(Source code of charts)
+ + + +

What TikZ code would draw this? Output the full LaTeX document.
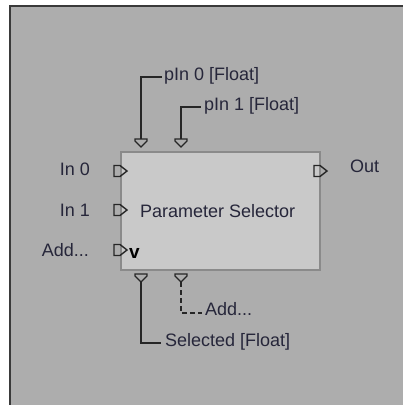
\documentclass[tikz,border=0pt]{standalone}
\usepackage{fontspec}
\setmainfont{Liberation Sans}
\definecolor{bg}{HTML}{ADADAD}
\definecolor{frameline}{HTML}{3A3A3A}
\definecolor{boxfill}{HTML}{C9C9C9}
\definecolor{boxline}{HTML}{8A8A8A}
\definecolor{txt}{HTML}{26263A}
\begin{document}
\begin{tikzpicture}[x=1pt,y=-1pt,
  lbl/.style={inner sep=0pt,text=txt,font=\fontsize{18}{20}\selectfont},
  conn/.style={line width=2pt,draw=black!85},
  dconn/.style={conn,dash pattern=on 5pt off 3pt},
  portline/.style={line width=1.4pt,draw=black!85},
  rport/.pic={\draw[portline] (-7,-5.5) -- (-1,-5.5) -- (6,0) -- (-1,5.5) -- (-7,5.5) -- cycle;},
  dport/.pic={\draw[portline] (-6,-4) -- (6,-4) -- (6,-2) -- (0,4) -- (-6,-2) -- cycle;}]
\useasboundingbox (0,0) rectangle (403,405);
\clip (0,0) rectangle (403,405);
\fill[white] (0,0) rectangle (403,405);
\draw[fill=bg,draw=frameline,line width=2pt] (10,6) rectangle (430,430);
% main block
\node[draw=boxline,fill=boxfill,line width=1.6pt,minimum width=199pt,minimum height=118pt,inner sep=0pt,anchor=north west] (blk) at (120,151) {};
\node[lbl,anchor=base west] (title) at (140,217) {Parameter Selector};
\node[lbl,text=black,font=\fontsize{19}{20}\selectfont\bfseries,anchor=base west] (vmark) at (129,258) {v};
% ports
\coordinate (pin0) at (141,143);
\coordinate (pin1) at (181,143);
\coordinate (sel) at (141,278);
\coordinate (addb) at (181,278);
\coordinate (in0) at (121,171);
\coordinate (in1) at (121,210);
\coordinate (addl) at (121,250);
\coordinate (out) at (321,171);
\pic at (pin0) {dport};
\pic at (pin1) {dport};
\pic at (sel) {dport};
\pic at (addb) {dport};
\pic at (in0) {rport};
\pic at (in1) {rport};
\pic at (addl) {rport};
\pic at (out) {rport};
% labels
\node[lbl,anchor=base east] (lin0) at (90,175) {In 0};
\node[lbl,anchor=base east] (lin1) at (90,216) {In 1};
\node[lbl,anchor=base east] (ladd) at (89,256) {Add...};
\node[lbl,anchor=base west] (lout) at (350,172) {Out};
\node[lbl,anchor=base west] (lp0) at (164,80) {pIn 0 [Float]};
\node[lbl,anchor=base west] (lp1) at (204,110) {pIn 1 [Float]};
\node[lbl,anchor=base west] (lsel) at (165,346) {Selected [Float]};
\node[lbl,anchor=base west] (laddb) at (205,315) {Add...};
% connectors
\draw[conn] ([yshift=4pt]pin0) |- ([xshift=-2pt,yshift=3pt]lp0.base west);
\draw[conn] ([yshift=4pt]pin1) |- ([xshift=-3pt,yshift=3pt]lp1.base west);
\draw[conn] ([yshift=-4pt]sel) |- ([xshift=-4pt,yshift=3pt]lsel.base west);
\draw[dconn] ([yshift=-4pt]addb) |- ([xshift=-3pt,yshift=2pt]laddb.base west);
\end{tikzpicture}
\end{document}
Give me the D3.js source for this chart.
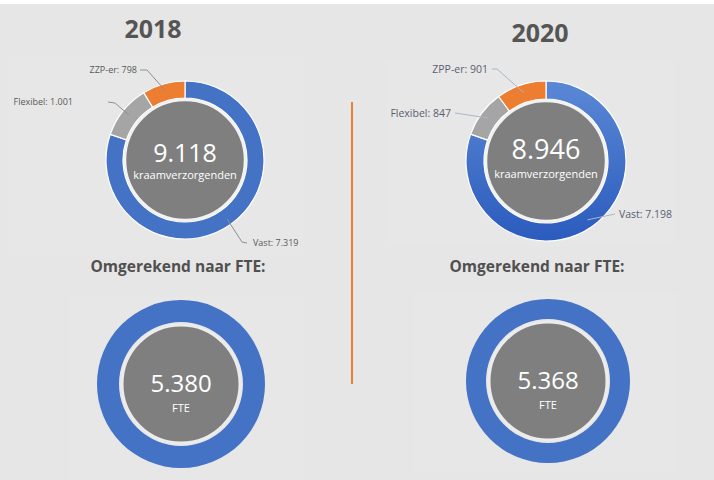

+ + + +

WHAT THE EXERCISE ASKS —
Reproduce the records above exactly, leaving out every picture they contain.

IN RESPONSE —
What TikZ code would draw this? Output the full LaTeX document.
\documentclass[tikz,border=0pt]{standalone}
\usepackage{fontspec}
\setmainfont{Liberation Sans}
\definecolor{bg}{HTML}{ADADAD}
\definecolor{frameline}{HTML}{3A3A3A}
\definecolor{boxfill}{HTML}{C9C9C9}
\definecolor{boxline}{HTML}{8A8A8A}
\definecolor{txt}{HTML}{26263A}
\begin{document}
\begin{tikzpicture}[x=1pt,y=-1pt,
  lbl/.style={inner sep=0pt,text=txt,font=\fontsize{18}{20}\selectfont},
  conn/.style={line width=2pt,draw=black!85},
  dconn/.style={conn,dash pattern=on 5pt off 3pt},
  portline/.style={line width=1.4pt,draw=black!85},
  rport/.pic={\draw[portline] (-7,-5.5) -- (-1,-5.5) -- (6,0) -- (-1,5.5) -- (-7,5.5) -- cycle;},
  dport/.pic={\draw[portline] (-6,-4) -- (6,-4) -- (6,-2) -- (0,4) -- (-6,-2) -- cycle;}]
\useasboundingbox (0,0) rectangle (403,405);
\clip (0,0) rectangle (403,405);
\fill[white] (0,0) rectangle (403,405);
\draw[fill=bg,draw=frameline,line width=2pt] (10,6) rectangle (430,430);
% main block
\node[draw=boxline,fill=boxfill,line width=1.6pt,minimum width=199pt,minimum height=118pt,inner sep=0pt,anchor=north west] (blk) at (120,151) {};
\node[lbl,anchor=base west] (title) at (140,217) {Parameter Selector};
\node[lbl,text=black,font=\fontsize{19}{20}\selectfont\bfseries,anchor=base west] (vmark) at (129,258) {v};
% ports
\coordinate (pin0) at (141,143);
\coordinate (pin1) at (181,143);
\coordinate (sel) at (141,278);
\coordinate (addb) at (181,278);
\coordinate (in0) at (121,171);
\coordinate (in1) at (121,210);
\coordinate (addl) at (121,250);
\coordinate (out) at (321,171);
\pic at (pin0) {dport};
\pic at (pin1) {dport};
\pic at (sel) {dport};
\pic at (addb) {dport};
\pic at (in0) {rport};
\pic at (in1) {rport};
\pic at (addl) {rport};
\pic at (out) {rport};
% labels
\node[lbl,anchor=base east] (lin0) at (90,175) {In 0};
\node[lbl,anchor=base east] (lin1) at (90,216) {In 1};
\node[lbl,anchor=base east] (ladd) at (89,256) {Add...};
\node[lbl,anchor=base west] (lout) at (350,172) {Out};
\node[lbl,anchor=base west] (lp0) at (164,80) {pIn 0 [Float]};
\node[lbl,anchor=base west] (lp1) at (204,110) {pIn 1 [Float]};
\node[lbl,anchor=base west] (lsel) at (165,346) {Selected [Float]};
\node[lbl,anchor=base west] (laddb) at (205,315) {Add...};
% connectors
\draw[conn] ([yshift=4pt]pin0) |- ([xshift=-2pt,yshift=3pt]lp0.base west);
\draw[conn] ([yshift=4pt]pin1) |- ([xshift=-3pt,yshift=3pt]lp1.base west);
\draw[conn] ([yshift=-4pt]sel) |- ([xshift=-4pt,yshift=3pt]lsel.base west);
\draw[dconn] ([yshift=-4pt]addb) |- ([xshift=-3pt,yshift=2pt]laddb.base west);
\end{tikzpicture}
\end{document}
Give me the D3.js source for this chart.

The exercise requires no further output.